In Wonderland, the Dodo gave the philosophy of Toledo politics: “everybody has won and all must have prizes.”
Or, to put it in modern parlance: “Everybody gets a cookie.”
If you are part of the small cadre of professional, local politicians in Toledo, win or lose, retired or semiretired, disgraced, distinguished, or, mostly, just there, you never have to go home. There will always be another act for you, a sinecure, at least a little something.
And everyone goes along with awarding something for the next nebbish, the next retread in line because he knows his time will come. At some point he will be out of office and, without a sinecure he will have to get a real job and actually work for a living.
Hence an ex-city council president can be a mayoral chief of staff. An ex-council veteran is qualified to run the finance department, and, when that blows up, become a court administrator. A failed candidate for mayor can always become a judge. City hacks go to the county and the county hacks to the city, and some people get to double dip.
That’s not to say that some of these folks might not be quite able at one or more jobs along the trough. It’s just that, first, no one ever seems to leave the field for good and, second, there is more interest in finding the good old boy a safe and warm place than finding the best person for a particular post.
The latest is Steve Steel, who served on the school board and city council and even as president of council and chairman of the Lucas County Democratic Party, all without leaving lasting footprints. He is an unobjectionable fellow who seems to mean well, but no one can think of anything really great that he did or said in years and years of public office.

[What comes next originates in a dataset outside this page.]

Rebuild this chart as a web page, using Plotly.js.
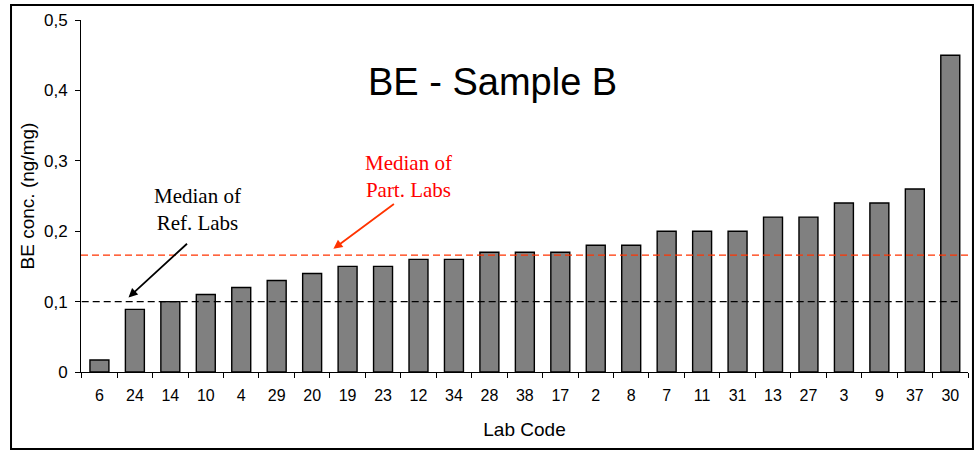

An idea has lately been floated, by the current council president, Matt Cherry, that Mr. Steel become the city council chief of staff — a position that does not currently exist and would have to be created, to the tune of some $70,000 a year. Mr. Cherry has since backed off, and is giving the idea time to germinate (and gather the requisite number of votes, which may never be found).
A cooling off period is a good idea, because it is not clear that council needs a chief of staff or that, if it does, Mr. Steel is the right man for the job.
Yes, Mr. Steel has to make a living, like we all do, and like all old politicians do. But is it up to the taxpayers, in every case, to provide that living?
The function of the political class, at every level of politics in America, is, too often, not to serve the people but to care for itself.
That word sinecure is an interesting one. It means “an office or position that requires little or no work and that usually provides an income.”
There you have it. Toledo politics in a nutshell: It’s all about the sinecure. And the most important thing to “administer” is the spoils.
Welcome to the picnic. And where’s yours?